A Labour amendment to the Government motion on Rape and Sexual Offences went through on the nod, as did the amended motion, which read:
That the Parliament welcomes the publication of the Scottish Law Commission's final report on the law on rape and other sexual offences and supports the Scottish Government's announcement that it will bring forward legislation to reform the law on rape and sexual offences in light of the consultation on the commission's findings and proposed draft bill to ensure that Scotland has a modern and robust framework of laws in this area; recognises that the proposals from the commission are complex and that it is important for the Parliament to be given every opportunity to interrogate the bill when it is published, and therefore calls on the Scottish Government to aim at an agreement with the Justice Committee on a timetable which gives adequate time to properly scrutinise the bill.
Then came the Government motion on Rural Policy. A Labour amendment fell by 65 (SNP/Tory/Green) votes to 58 (Labour/LibDems) with one abstention (guess who!). A Tory amendment was waved through but a LibDem motion was rejected, by 64 (SNP/Tory/Green) votes - Christine Grahame (SNP, South of Scotland) missed the vote - to 59 (Labour/LibDems/Margo).

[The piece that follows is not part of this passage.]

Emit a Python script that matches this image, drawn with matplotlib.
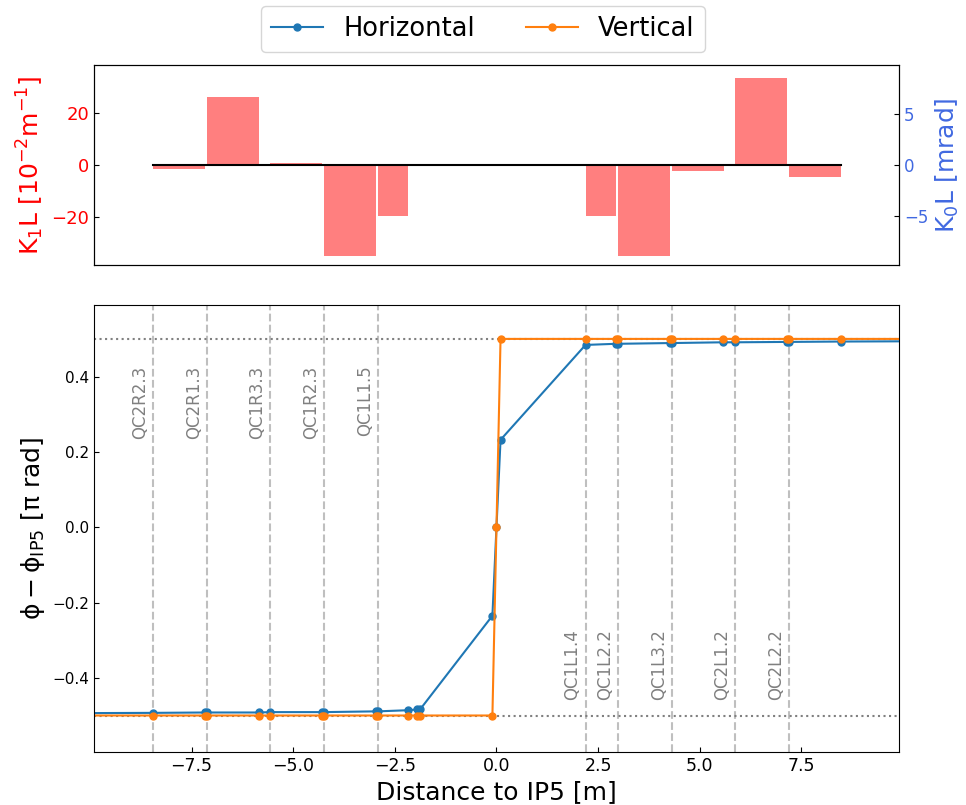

Nevertheless, everyone was happy enough with the motion - as amended by the Tories - to go through on the nod:
That the Parliament recognises the progress made in supporting rural development since the establishment of the Scottish Parliament; welcomes the analysis set out in the independent review of rural policy in Scotland by the OECD, and believes that this report and other reports on the future of rural Scotland published in recent months provide the opportunity to further develop rural policy to ensure that all our rural communities enjoy the economic, social and environmental benefits of sustainable economic growth and that they are empowered to greater influence their own destiny providing that the Scottish Government takes action to address the specific policy delivery concerns identified by the OECD including "centralisation and the lack of adequate bottom-up participation", "weak integration", "an overlap of different approaches and agencies" and "the extreme complexity of both the design and the delivery system linked with rural policy".
Finally, a motion from the Standards, Procedures and Public Appointments Committee on the Draft Equalities Strategy for Public Appointments was waved through:
That the Parliament agrees that the Standards, Procedures and Public Appointments Committee's 2nd Report, 2008 (Session 3): Draft Public Appointments Equalities Strategy - Diversity Delivers (SP Paper 65), together with the Official Report of the Parliament's debate on the report, should form the Parliament's response to the consultation by the Office of the Commissioner for Public Appointments in Scotland.